| Problem to solve |
Make an exact copy, from the records below, of the lines from the line containing "Clone this chart in D3.js." to the line containing "const points = xIndex.map((d, i)", both lines included, excluding pictures.

* Begin *

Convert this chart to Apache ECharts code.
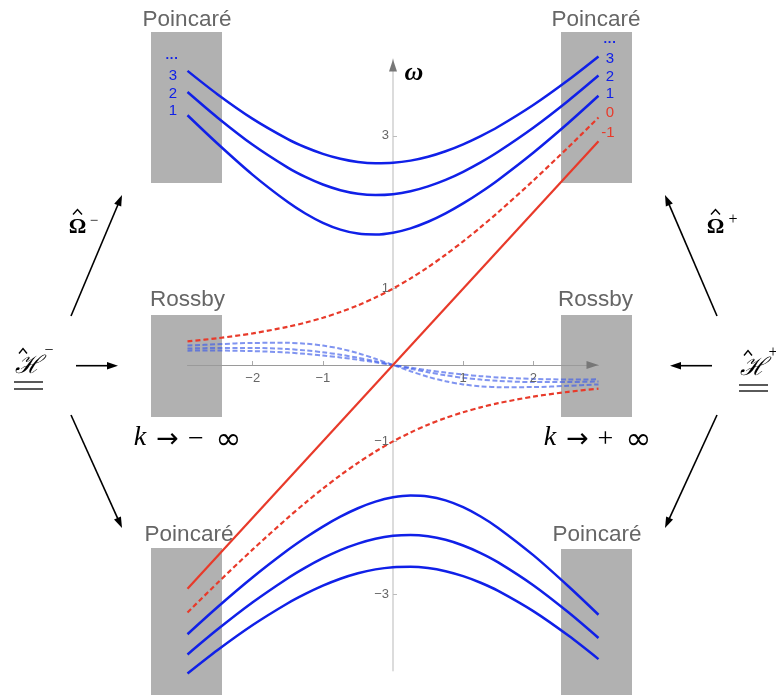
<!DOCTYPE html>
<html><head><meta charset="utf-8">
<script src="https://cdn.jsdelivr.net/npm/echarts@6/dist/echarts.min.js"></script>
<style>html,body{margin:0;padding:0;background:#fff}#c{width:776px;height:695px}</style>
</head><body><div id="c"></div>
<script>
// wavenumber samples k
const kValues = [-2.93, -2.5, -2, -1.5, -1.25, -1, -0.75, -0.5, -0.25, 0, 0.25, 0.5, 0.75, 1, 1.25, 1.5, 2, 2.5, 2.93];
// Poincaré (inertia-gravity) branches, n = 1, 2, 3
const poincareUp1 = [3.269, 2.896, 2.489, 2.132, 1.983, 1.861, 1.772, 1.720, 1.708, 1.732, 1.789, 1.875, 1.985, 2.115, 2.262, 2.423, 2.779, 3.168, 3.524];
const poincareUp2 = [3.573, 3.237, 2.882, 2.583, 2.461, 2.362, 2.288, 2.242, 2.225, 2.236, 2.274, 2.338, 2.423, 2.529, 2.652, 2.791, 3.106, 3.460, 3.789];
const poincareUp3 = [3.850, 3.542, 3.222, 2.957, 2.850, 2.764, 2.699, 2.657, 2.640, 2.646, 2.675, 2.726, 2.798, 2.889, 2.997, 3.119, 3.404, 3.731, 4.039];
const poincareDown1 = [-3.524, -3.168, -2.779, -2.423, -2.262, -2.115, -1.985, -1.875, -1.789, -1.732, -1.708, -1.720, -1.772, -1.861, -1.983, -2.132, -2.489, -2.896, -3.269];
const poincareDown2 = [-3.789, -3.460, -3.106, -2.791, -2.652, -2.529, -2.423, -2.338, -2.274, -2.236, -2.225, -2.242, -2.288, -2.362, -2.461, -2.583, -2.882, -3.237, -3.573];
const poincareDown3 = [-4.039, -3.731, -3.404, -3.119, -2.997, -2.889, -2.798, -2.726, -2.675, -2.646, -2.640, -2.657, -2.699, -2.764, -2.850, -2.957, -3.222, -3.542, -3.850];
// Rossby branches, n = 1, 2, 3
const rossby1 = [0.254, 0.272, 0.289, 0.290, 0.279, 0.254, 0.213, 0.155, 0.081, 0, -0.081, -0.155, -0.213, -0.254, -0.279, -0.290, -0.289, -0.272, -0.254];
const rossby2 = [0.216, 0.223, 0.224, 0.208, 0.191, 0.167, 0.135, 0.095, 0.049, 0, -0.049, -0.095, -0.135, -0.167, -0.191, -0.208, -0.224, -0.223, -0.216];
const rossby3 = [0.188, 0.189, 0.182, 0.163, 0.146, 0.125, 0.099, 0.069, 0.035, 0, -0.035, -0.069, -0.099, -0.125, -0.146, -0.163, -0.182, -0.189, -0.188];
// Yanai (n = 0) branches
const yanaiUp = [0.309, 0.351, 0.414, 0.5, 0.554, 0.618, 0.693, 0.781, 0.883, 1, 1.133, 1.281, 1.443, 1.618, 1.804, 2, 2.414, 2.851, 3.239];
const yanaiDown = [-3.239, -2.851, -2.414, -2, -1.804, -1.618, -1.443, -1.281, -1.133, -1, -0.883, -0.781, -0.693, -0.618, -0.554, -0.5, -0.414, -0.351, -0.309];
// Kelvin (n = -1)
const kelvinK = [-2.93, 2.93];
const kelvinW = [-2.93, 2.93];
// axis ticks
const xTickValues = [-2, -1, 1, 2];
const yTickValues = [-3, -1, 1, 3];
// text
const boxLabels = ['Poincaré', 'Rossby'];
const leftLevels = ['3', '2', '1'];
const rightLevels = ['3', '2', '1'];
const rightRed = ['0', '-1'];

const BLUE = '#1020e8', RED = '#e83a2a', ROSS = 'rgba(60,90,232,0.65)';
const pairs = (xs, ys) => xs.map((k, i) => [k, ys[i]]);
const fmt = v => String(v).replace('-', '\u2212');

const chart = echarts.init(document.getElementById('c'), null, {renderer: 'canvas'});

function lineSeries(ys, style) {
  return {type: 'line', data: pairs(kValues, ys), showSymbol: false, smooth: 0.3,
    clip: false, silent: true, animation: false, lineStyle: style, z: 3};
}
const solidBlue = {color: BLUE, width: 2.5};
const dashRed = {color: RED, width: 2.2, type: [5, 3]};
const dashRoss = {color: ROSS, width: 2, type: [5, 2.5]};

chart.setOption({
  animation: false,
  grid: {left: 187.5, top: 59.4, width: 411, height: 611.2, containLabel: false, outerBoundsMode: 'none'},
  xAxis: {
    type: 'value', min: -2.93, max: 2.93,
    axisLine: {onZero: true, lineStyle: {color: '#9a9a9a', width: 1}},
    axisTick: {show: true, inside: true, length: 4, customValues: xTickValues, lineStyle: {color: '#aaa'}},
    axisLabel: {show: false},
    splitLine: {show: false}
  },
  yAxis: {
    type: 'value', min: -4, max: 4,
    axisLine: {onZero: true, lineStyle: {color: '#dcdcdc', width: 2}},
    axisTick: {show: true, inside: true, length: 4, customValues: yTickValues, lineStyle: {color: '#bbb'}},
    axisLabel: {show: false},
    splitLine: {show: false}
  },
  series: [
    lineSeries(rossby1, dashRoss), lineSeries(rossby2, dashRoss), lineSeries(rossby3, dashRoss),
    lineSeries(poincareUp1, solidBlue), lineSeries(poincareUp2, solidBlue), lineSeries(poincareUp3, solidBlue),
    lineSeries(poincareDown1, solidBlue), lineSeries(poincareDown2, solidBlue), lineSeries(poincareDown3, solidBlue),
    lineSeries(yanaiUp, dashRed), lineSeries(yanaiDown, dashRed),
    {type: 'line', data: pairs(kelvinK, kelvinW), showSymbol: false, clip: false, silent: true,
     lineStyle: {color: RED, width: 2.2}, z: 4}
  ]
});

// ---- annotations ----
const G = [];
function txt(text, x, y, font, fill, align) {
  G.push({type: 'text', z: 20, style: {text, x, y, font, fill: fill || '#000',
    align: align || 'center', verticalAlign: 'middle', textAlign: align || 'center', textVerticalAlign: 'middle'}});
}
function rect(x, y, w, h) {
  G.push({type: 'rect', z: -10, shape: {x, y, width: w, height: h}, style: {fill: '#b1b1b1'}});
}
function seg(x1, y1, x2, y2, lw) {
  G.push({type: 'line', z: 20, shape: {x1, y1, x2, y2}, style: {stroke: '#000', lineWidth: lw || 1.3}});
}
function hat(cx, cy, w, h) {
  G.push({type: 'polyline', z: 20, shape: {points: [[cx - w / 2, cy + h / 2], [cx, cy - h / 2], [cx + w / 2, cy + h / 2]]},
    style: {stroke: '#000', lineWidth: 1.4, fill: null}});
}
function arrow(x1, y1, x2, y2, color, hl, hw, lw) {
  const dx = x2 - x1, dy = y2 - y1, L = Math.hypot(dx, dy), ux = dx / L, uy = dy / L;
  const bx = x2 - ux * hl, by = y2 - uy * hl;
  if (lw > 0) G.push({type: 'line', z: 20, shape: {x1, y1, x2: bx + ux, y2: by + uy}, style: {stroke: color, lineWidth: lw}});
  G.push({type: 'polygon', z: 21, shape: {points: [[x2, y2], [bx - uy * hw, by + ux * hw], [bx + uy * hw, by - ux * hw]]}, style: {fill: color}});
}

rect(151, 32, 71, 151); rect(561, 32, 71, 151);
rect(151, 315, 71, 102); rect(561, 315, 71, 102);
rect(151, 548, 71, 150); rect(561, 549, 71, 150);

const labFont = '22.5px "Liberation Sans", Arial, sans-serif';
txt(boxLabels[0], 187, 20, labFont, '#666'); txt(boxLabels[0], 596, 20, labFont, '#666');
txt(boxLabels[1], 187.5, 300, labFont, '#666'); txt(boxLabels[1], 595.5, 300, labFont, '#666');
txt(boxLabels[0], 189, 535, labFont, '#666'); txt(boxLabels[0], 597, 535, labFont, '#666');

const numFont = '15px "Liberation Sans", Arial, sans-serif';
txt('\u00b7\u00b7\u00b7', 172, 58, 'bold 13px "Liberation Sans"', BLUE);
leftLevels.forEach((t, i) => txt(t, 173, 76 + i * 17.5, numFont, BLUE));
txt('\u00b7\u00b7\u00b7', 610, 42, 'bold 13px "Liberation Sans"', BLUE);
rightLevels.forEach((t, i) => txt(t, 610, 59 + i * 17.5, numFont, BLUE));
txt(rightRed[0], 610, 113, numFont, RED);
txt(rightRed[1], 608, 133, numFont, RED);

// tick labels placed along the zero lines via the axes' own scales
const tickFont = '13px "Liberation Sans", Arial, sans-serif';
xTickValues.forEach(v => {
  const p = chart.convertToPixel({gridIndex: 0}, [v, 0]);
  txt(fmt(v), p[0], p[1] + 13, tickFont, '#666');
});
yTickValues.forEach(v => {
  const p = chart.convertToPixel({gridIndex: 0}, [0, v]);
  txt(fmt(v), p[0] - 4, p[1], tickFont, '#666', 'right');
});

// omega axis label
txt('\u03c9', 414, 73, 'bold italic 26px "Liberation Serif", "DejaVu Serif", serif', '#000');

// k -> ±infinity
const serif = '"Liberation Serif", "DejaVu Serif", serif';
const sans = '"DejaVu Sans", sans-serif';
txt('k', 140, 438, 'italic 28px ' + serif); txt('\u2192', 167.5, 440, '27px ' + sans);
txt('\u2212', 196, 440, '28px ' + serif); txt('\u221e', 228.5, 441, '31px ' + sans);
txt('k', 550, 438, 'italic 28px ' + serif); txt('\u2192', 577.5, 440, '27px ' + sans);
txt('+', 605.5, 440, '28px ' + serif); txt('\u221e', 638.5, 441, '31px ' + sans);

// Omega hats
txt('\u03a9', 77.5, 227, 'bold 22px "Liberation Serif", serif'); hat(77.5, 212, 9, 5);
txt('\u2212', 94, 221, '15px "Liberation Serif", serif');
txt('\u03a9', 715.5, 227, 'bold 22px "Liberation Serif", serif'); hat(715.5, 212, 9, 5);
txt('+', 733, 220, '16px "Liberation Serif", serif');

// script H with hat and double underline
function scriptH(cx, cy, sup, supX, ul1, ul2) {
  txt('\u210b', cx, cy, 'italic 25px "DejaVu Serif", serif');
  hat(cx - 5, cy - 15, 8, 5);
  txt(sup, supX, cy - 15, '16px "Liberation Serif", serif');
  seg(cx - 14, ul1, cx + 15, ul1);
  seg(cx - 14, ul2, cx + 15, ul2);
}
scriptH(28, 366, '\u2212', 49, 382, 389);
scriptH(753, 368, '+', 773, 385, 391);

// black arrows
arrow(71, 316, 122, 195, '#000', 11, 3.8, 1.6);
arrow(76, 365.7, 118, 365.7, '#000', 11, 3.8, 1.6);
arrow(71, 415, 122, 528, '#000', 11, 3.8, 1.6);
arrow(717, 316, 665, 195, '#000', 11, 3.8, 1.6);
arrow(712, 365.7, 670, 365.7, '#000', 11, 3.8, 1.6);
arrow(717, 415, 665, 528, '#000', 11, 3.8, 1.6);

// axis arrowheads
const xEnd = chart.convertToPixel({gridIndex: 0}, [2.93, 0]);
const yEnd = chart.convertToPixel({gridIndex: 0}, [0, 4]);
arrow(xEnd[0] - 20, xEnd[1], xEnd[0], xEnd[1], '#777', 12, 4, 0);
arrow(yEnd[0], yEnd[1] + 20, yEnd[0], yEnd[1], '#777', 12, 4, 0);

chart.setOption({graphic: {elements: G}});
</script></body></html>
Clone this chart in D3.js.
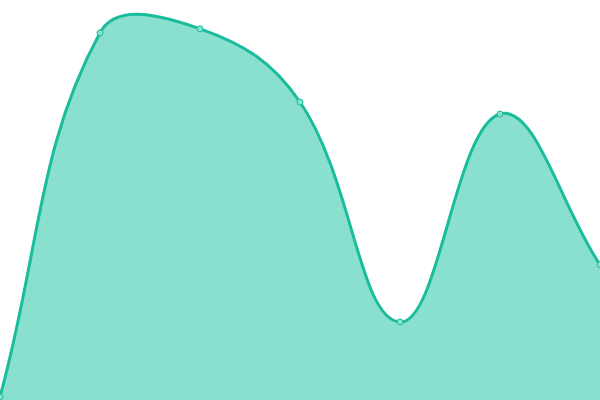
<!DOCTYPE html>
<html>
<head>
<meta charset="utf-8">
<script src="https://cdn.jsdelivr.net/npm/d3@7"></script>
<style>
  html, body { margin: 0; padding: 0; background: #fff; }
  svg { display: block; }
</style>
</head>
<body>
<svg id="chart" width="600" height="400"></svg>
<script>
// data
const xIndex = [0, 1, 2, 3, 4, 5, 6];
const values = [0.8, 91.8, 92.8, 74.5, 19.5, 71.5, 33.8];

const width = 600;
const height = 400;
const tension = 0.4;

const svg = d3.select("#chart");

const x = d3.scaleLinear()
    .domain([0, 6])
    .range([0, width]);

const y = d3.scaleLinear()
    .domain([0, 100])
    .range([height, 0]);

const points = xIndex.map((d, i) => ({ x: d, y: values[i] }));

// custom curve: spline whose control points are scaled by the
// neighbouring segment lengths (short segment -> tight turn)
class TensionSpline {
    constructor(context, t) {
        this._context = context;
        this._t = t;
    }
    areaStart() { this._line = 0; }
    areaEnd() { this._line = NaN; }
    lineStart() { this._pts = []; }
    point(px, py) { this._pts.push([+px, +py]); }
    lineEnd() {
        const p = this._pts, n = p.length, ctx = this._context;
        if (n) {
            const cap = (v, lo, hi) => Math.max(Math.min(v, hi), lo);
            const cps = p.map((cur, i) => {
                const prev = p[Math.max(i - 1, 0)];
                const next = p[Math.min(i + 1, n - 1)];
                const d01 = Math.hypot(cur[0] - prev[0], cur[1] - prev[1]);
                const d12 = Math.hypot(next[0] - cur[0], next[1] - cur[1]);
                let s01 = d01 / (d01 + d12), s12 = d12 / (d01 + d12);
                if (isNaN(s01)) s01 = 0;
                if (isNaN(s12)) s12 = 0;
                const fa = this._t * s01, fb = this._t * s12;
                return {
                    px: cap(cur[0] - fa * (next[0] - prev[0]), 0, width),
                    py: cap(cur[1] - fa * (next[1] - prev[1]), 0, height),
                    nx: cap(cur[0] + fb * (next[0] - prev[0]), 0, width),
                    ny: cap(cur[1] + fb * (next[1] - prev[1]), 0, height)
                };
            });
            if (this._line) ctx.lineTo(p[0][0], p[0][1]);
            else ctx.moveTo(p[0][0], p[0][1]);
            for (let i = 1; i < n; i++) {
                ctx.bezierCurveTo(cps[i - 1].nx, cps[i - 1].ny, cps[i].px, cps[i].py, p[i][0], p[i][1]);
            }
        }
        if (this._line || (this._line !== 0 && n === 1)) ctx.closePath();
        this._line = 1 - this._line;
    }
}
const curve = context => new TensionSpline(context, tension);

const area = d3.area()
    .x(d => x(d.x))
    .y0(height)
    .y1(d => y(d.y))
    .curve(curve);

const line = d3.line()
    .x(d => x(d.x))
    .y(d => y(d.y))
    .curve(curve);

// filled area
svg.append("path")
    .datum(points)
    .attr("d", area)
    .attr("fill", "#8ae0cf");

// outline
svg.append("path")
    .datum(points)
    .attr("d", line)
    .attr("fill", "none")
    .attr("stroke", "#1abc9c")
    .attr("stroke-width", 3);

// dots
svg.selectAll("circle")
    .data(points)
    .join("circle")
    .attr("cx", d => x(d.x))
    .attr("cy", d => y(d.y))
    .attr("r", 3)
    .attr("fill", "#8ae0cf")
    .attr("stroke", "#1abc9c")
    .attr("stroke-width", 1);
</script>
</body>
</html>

* End *

| Solution to the problem |
Clone this chart in D3.js.
<!DOCTYPE html>
<html>
<head>
<meta charset="utf-8">
<script src="https://cdn.jsdelivr.net/npm/d3@7"></script>
<style>
  html, body { margin: 0; padding: 0; background: #fff; }
  svg { display: block; }
</style>
</head>
<body>
<svg id="chart" width="600" height="400"></svg>
<script>
// data
const xIndex = [0, 1, 2, 3, 4, 5, 6];
const values = [0.8, 91.8, 92.8, 74.5, 19.5, 71.5, 33.8];

const width = 600;
const height = 400;
const tension = 0.4;

const svg = d3.select("#chart");

const x = d3.scaleLinear()
    .domain([0, 6])
    .range([0, width]);

const y = d3.scaleLinear()
    .domain([0, 100])
    .range([height, 0]);

const points = xIndex.map((d, i) => ({ x: d, y: values[i] }));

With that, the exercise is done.